Task to carry out
Your task is to transcribe all of the records exactly and leave out the pictures.

Data for processing
------------------------------

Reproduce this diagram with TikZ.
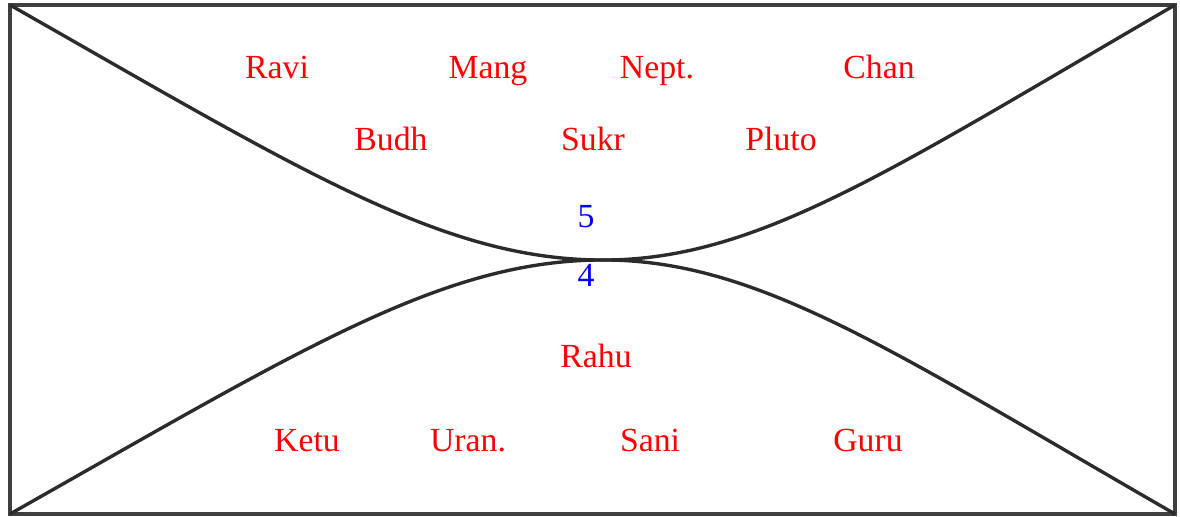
\documentclass[tikz,border=0pt]{standalone}
\usepackage{fontspec}
\setmainfont{Liberation Serif}
\usepackage{xcolor}
\definecolor{cLine}{HTML}{2B2B2B}
\definecolor{cFrame}{HTML}{3F3F3F}
\definecolor{cGraha}{HTML}{FF0000}
\definecolor{cHouse}{HTML}{0000FF}
\usepackage{tikz}
\usetikzlibrary{positioning}
\tikzset{
  chart-frame/.style={draw=cFrame,line width=3.5pt},
  chart-line/.style={draw=cLine,line width=2.4pt},
  node-graha/.style={text=cGraha,inner sep=0pt,anchor=base,font=\fontsize{24}{28}\selectfont},
  node-house/.style={text=cHouse,inner sep=0pt,anchor=base,font=\fontsize{24}{28}\selectfont},
}

\begin{document}
\begin{tikzpicture}[x=0.025cm,y=-0.025cm]
  \useasboundingbox (0,0) rectangle (1180,517);
  % corners and middle point
  \coordinate (tl) at (10,5);
  \coordinate (tr) at (1175,5);
  \coordinate (bl) at (10,514);
  \coordinate (br) at (1175,514);
  \coordinate (mid) at (598,260);
  \draw[chart-frame] (tl) rectangle (br);
  \draw[chart-line] (tl) .. controls (300,170) and (440,258) .. (mid)
    .. controls (756,262) and (890,170) .. (tr);
  \draw[chart-line] (bl) .. controls (300,350) and (440,262) .. (mid)
    .. controls (756,258) and (890,350) .. (br);
  % upper house
  \node[node-graha] (ravi) at (277,79) {Ravi};
  \node[node-graha] (mang) at (488,79) {Mang};
  \node[node-graha] (nept) at (657,79) {Nept.};
  \node[node-graha] (chan) at (879,79) {Chan};
  \node[node-graha] (budh) at (391,151) {Budh};
  \node[node-graha] (sukr) at (593,151) {Sukr};
  \node[node-graha] (pluto) at (781,151) {Pluto};
  \node[node-house] (h5) at (586,228) {5};
  % lower house
  \node[node-house] (h4) at (586,287) {4};
  \node[node-graha] (rahu) at (596,368) {Rahu};
  \node[node-graha] (ketu) at (307,452) {Ketu};
  \node[node-graha] (uran) at (468,452) {Uran.};
  \node[node-graha] (sani) at (650,452) {Sani};
  \node[node-graha] (guru) at (868,452) {Guru};
\end{tikzpicture}
\end{document}
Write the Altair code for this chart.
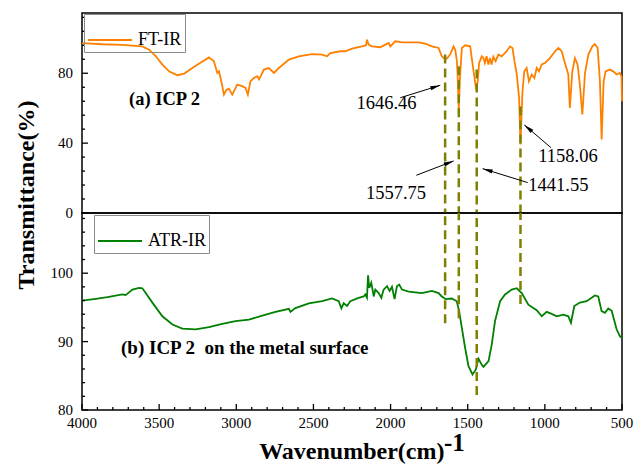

------------------------------

Answer for the task
Reproduce this diagram with TikZ.
\documentclass[tikz,border=0pt]{standalone}
\usepackage{fontspec}
\setmainfont{Liberation Serif}
\usepackage{xcolor}
\definecolor{cLine}{HTML}{2B2B2B}
\definecolor{cFrame}{HTML}{3F3F3F}
\definecolor{cGraha}{HTML}{FF0000}
\definecolor{cHouse}{HTML}{0000FF}
\usepackage{tikz}
\usetikzlibrary{positioning}
\tikzset{
  chart-frame/.style={draw=cFrame,line width=3.5pt},
  chart-line/.style={draw=cLine,line width=2.4pt},
  node-graha/.style={text=cGraha,inner sep=0pt,anchor=base,font=\fontsize{24}{28}\selectfont},
  node-house/.style={text=cHouse,inner sep=0pt,anchor=base,font=\fontsize{24}{28}\selectfont},
}

\begin{document}
\begin{tikzpicture}[x=0.025cm,y=-0.025cm]
  \useasboundingbox (0,0) rectangle (1180,517);
  % corners and middle point
  \coordinate (tl) at (10,5);
  \coordinate (tr) at (1175,5);
  \coordinate (bl) at (10,514);
  \coordinate (br) at (1175,514);
  \coordinate (mid) at (598,260);
  \draw[chart-frame] (tl) rectangle (br);
  \draw[chart-line] (tl) .. controls (300,170) and (440,258) .. (mid)
    .. controls (756,262) and (890,170) .. (tr);
  \draw[chart-line] (bl) .. controls (300,350) and (440,262) .. (mid)
    .. controls (756,258) and (890,350) .. (br);
  % upper house
  \node[node-graha] (ravi) at (277,79) {Ravi};
  \node[node-graha] (mang) at (488,79) {Mang};
  \node[node-graha] (nept) at (657,79) {Nept.};
  \node[node-graha] (chan) at (879,79) {Chan};
  \node[node-graha] (budh) at (391,151) {Budh};
  \node[node-graha] (sukr) at (593,151) {Sukr};
  \node[node-graha] (pluto) at (781,151) {Pluto};
  \node[node-house] (h5) at (586,228) {5};
  % lower house
  \node[node-house] (h4) at (586,287) {4};
  \node[node-graha] (rahu) at (596,368) {Rahu};
  \node[node-graha] (ketu) at (307,452) {Ketu};
  \node[node-graha] (uran) at (468,452) {Uran.};
  \node[node-graha] (sani) at (650,452) {Sani};
  \node[node-graha] (guru) at (868,452) {Guru};
\end{tikzpicture}
\end{document}
Write the Altair code for this chart.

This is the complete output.